News US sanctions against Iranian banks are less likely to have further impact as they are already under multilayer restrictions, a monetary expert and former banker said. 

The US Treasury Department on Thursday imposed fresh sanctions on 18 Iranian banks in a bid to totally cut off the country from the world's financial system and harm the government’s depleting revenues.  

“The sanctions are less likely to have much effect on banks’ relations with the outside world. Links to the international financial system were severed two years ago,” the Persian-language newspaper Sharq quoted Ahmad Hatami Yazd, a former chief executive of Bank Saderat Iran, as saying. 

Hatami Yazd pointed to the long list of global banking services Iranian lenders are deprived of due to the mounting US penalties, echoing the stance of economic experts that the new sanctions “are more propaganda” and their financial impact would be limited. 

“They have imposed the maximum pressure against Iran [and] cannot do more,” he said. 

Asked whether he means that the sanctions will have no impact on the economy and people’s livelihoods, the senior banker said decades of sanctions had crippled Iran’s economy to a critical level. 

“Heightened volatility in the currency market, rising consumer and real estate prices are the result of sanctions,” he concurred.

Financial and baking officials have rejected the potential impact of the new banking restrictions, saying that it cannot hamper Tehran’s efforts to import basic goods, namely food and medicine. 

Governor of Central Bank of Iran Abdolnasser Hemmati on Thursday described the new hostility by the Trump White House as propaganda designed more “for political ends inside the United States than having economic impact on Iran’s economy”. 

 

Hit in the Past 

In the same vein, Hamid Qanbari, the CBI vice governor for international affairs, said the newly sanctioned banks were already hit by previous US sanctions. 

Stakeholders in the private sector also commented on the subject.
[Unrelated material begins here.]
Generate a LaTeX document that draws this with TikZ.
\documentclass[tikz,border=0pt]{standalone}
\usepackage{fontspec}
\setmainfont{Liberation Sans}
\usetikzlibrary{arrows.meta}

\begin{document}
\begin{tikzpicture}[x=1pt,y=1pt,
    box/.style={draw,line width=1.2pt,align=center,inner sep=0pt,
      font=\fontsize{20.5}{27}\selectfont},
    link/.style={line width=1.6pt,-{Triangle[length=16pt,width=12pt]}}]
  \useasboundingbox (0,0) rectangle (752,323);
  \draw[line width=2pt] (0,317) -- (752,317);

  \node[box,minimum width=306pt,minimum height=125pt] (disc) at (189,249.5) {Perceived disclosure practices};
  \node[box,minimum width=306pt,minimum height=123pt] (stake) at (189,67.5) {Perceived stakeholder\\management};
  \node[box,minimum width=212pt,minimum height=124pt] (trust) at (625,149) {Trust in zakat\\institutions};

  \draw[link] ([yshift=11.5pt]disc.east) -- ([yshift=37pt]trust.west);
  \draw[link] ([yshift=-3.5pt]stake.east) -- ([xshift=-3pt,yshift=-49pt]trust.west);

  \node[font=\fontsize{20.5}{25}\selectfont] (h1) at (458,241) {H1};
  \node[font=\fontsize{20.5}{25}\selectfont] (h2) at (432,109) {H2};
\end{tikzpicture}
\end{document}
Sharif Nezam-Mafi, head of Iran-Switzerland Joint Chamber of Commerce said the sanctions will not influence humanitarian trade between Iran and Switzerland. 
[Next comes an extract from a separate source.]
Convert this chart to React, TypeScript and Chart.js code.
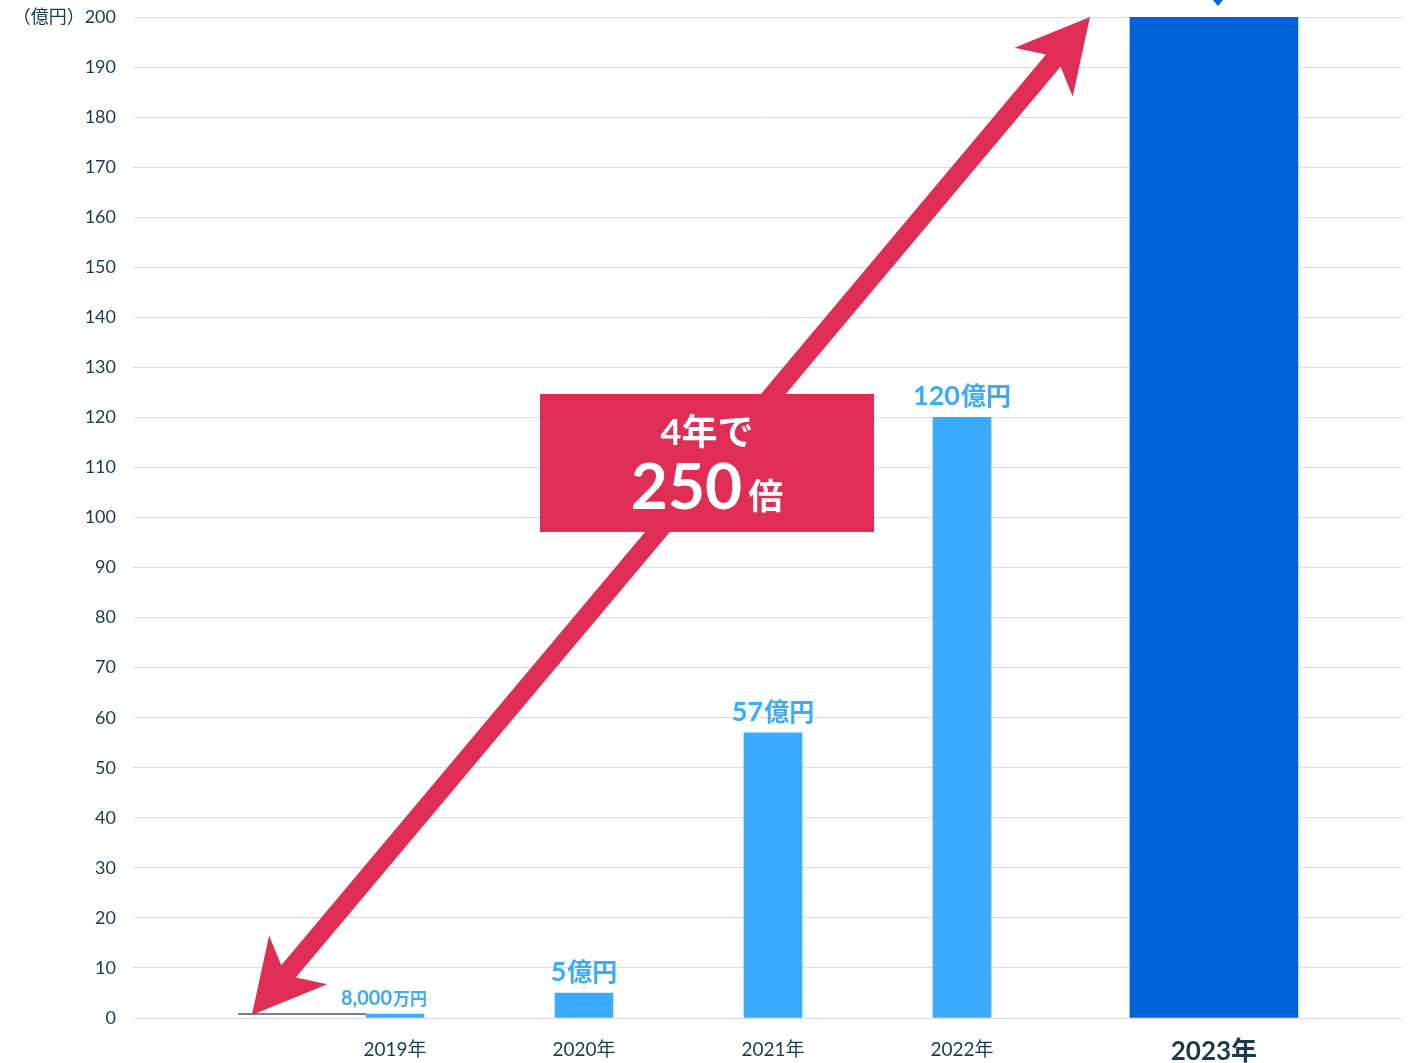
import React, { useEffect, useRef } from "react";
import { Chart, registerables } from "chart.js";

Chart.register(...registerables);

const categories = ["2019年", "2020年", "2021年", "2022年", "2023年"];
const positions = [0, 1, 2, 3, 4.333];
const values = [0.8, 5, 57, 120, 200];
const valueNumbers = ["8,000", "5", "57", "120", "200"];
const valueUnits = ["万円", "億円", "億円", "億円", "億円"];
const yMax = 200;
const yStep = 10;
const calloutLine1 = "4年で";
const calloutNumber = "250";
const calloutUnit = "倍";

const FONT = "Lato, 'Noto Sans CJK JP', sans-serif";
const LIGHT = "#3aabff";
const DARK = "#0064d8";
const RED = "#e02d55";
const TEXT = "#1a3a52";

const overlay = {
  id: "overlay",
  afterDatasetsDraw(chart: any) {
    const ctx = chart.ctx;
    const xs = chart.scales.x;
    const ys = chart.scales.y;
    ctx.save();

    // base leader line at 2019
    const bar0 = chart.getDatasetMeta(0).data[0];
    ctx.strokeStyle = "#555";
    ctx.lineWidth = 1.5;
    ctx.beginPath();
    ctx.moveTo(xs.getPixelForValue(-0.83), bar0.y);
    ctx.lineTo(bar0.x - bar0.width / 2, bar0.y);
    ctx.stroke();

    // double arrow
    const tx = xs.getPixelForValue(-0.757);
    const ty = ys.getPixelForValue(0.6);
    const hx = xs.getPixelForValue(3.677);
    const hy = ys.getPixelForValue(200);
    const dx = hx - tx;
    const dy = hy - ty;
    const len = Math.sqrt(dx * dx + dy * dy);
    const ux = dx / len;
    const uy = dy / len;
    const px = -uy;
    const py = ux;
    const headLen = 72;
    const headHalf = 38;
    ctx.strokeStyle = RED;
    ctx.fillStyle = RED;
    ctx.lineWidth = 19;
    ctx.beginPath();
    ctx.moveTo(tx + ux * (headLen - 30), ty + uy * (headLen - 30));
    ctx.lineTo(hx - ux * (headLen - 30), hy - uy * (headLen - 30));
    ctx.stroke();
    const head = (x: number, y: number, dirx: number, diry: number) => {
      const bx = x - dirx * headLen;
      const by = y - diry * headLen;
      const nx = x - dirx * (headLen - 20);
      const ny = y - diry * (headLen - 20);
      ctx.beginPath();
      ctx.moveTo(x, y);
      ctx.lineTo(bx + px * headHalf, by + py * headHalf);
      ctx.lineTo(nx, ny);
      ctx.lineTo(bx - px * headHalf, by - py * headHalf);
      ctx.closePath();
      ctx.fill();
    };
    head(hx, hy, ux, uy);
    head(tx, ty, -ux, -uy);

    // callout box
    const cx = xs.getPixelForValue(1.651);
    const cy = ys.getPixelForValue(110.9);
    const bw = 334;
    const bh = 138;
    ctx.fillStyle = RED;
    ctx.fillRect(cx - bw / 2, cy - bh / 2, bw, bh);
    ctx.fillStyle = "#fff";
    ctx.textAlign = "center";
    ctx.textBaseline = "alphabetic";
    ctx.font = `bold 36px ${FONT}`;
    ctx.fillText(calloutLine1, cx, cy - 18);
    ctx.font = `bold 64px ${FONT}`;
    const nW = ctx.measureText(calloutNumber).width;
    ctx.font = `bold 35px ${FONT}`;
    const uW = ctx.measureText(calloutUnit).width;
    const gap = 6;
    const start = cx - (nW + gap + uW) / 2;
    ctx.textAlign = "left";
    ctx.font = `bold 64px ${FONT}`;
    ctx.fillText(calloutNumber, start, cy + 46);
    ctx.font = `bold 35px ${FONT}`;
    ctx.fillText(calloutUnit, start + nW + gap, cy + 46);

    // value labels
    const metas = [chart.getDatasetMeta(0), chart.getDatasetMeta(1)];
    for (let i = 0; i < categories.length; i++) {
      const el = i < 4 ? metas[0].data[i] : metas[1].data[0];
      if (!el) continue;
      if (i === 4) {
        // label sits above the visible area; only its pointer shows
        const mx = el.x + 4;
        ctx.fillStyle = DARK;
        ctx.beginPath();
        ctx.moveTo(mx - 5, 0);
        ctx.lineTo(mx + 5, 0);
        ctx.lineTo(mx, 6);
        ctx.closePath();
        ctx.fill();
        continue;
      }
      const small = i === 0;
      const numFont = small ? `bold 20px ${FONT}` : `bold 27px ${FONT}`;
      const unitFont = small ? `bold 17px ${FONT}` : `bold 25px ${FONT}`;
      ctx.font = numFont;
      const w1 = ctx.measureText(valueNumbers[i]).width;
      ctx.font = unitFont;
      const w2 = ctx.measureText(valueUnits[i]).width;
      const lx = el.x - (small ? 11 : 0) - (w1 + w2 + 1) / 2;
      const ly = el.y - (small ? 9 : 12);
      ctx.fillStyle = LIGHT;
      ctx.textAlign = "left";
      ctx.font = numFont;
      ctx.fillText(valueNumbers[i], lx, ly);
      ctx.font = unitFont;
      ctx.fillText(valueUnits[i], lx + w1 + 1, ly);
    }
    ctx.restore();
  },
};

export default function App() {
  const ref = useRef<HTMLCanvasElement | null>(null);
  useEffect(() => {
    document.body.style.margin = "0";
    if (!ref.current) return;
    const chart = new Chart(ref.current, {
      type: "bar",
      data: {
        datasets: [
          {
            data: positions.slice(0, 4).map((p, i) => ({ x: p, y: values[i] })),
            backgroundColor: LIGHT,
            barThickness: 58,
            grouped: false,
          } as any,
          {
            data: [{ x: positions[4], y: values[4] }],
            backgroundColor: DARK,
            barThickness: 168,
            grouped: false,
          } as any,
        ],
      },
      options: {
        animation: false,
        responsive: true,
        maintainAspectRatio: false,
        layout: { padding: { top: 17, right: 8, left: 0, bottom: 0 } },
        plugins: {
          legend: { display: false },
          tooltip: { enabled: false },
        },
        scales: {
          x: {
            type: "linear",
            min: -1.386,
            max: 5.328,
            offset: false,
            grid: { display: false, drawTicks: false },
            border: { display: false },
            afterBuildTicks: (s: any) => {
              s.ticks = positions.map((v) => ({ value: v }));
            },
            afterFit: (s: any) => {
              s.height = 45;
              s.paddingLeft = 0;
              s.paddingRight = 0;
            },
            ticks: {
              padding: 20,
              color: TEXT,
              autoSkip: false,
              maxRotation: 0,
              callback: (_v: any, i: number) => categories[i],
              font: (c: any) =>
                c.index === 4
                  ? { family: FONT, size: 26, weight: "bold", lineHeight: 1.05 }
                  : { family: FONT, size: 19 },
            },
          } as any,
          y: {
            min: 0,
            max: yMax,
            grid: { color: "#dddddd", drawTicks: false, lineWidth: 1 },
            border: { display: false },
            afterFit: (s: any) => {
              s.width = 133;
              s.paddingTop = 0;
              s.paddingBottom = 0;
            },
            ticks: {
              stepSize: yStep,
              padding: 17,
              color: TEXT,
              font: { family: FONT, size: 18 },
              callback: (v: any) => (v === yMax ? `（億円）${v}` : `${v}`),
            },
          },
        },
      },
      plugins: [overlay],
    });
    return () => chart.destroy();
  }, []);
  return (
    <div style={{ width: 1410, height: 1063, position: "relative" }}>
      <canvas ref={ref} />
    </div>
  );
}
In a talk with IRNA, he pointed to the trade channel between Iran and Switzerland, known as the Swiss Humanitarian Trade Agreement (SHTA), saying that it will continue its work irrespective of the Covid-infected Donald Trump’s belligerence.

 SHTA become operational in January to facilitate food and medicine import to Iran and supply Swiss goods without falling foul of US sanctions.

The Swiss trade channel came into operation after the US granted waivers for using a portion of CBI’s overseas revenues to import basic goods and pharmaceuticals.

“Based on negotiations that resulted in the creation of SHTA, the new and past sanctions are irrelevant,” Nezam-Mafi was quoted as saying. 

He said the channel was involved in importing three cargos of pharmaceuticals and medical equipment since mid-August.  

Food, medicine and other humanitarian supplies are exempt from the sanctions that Trump imposed on Tehran after he walked away from the landmark 2015 Iran nuclear agreement in 2018 and announced tough restrictions on Iran’s banking, insurance and shipping industries.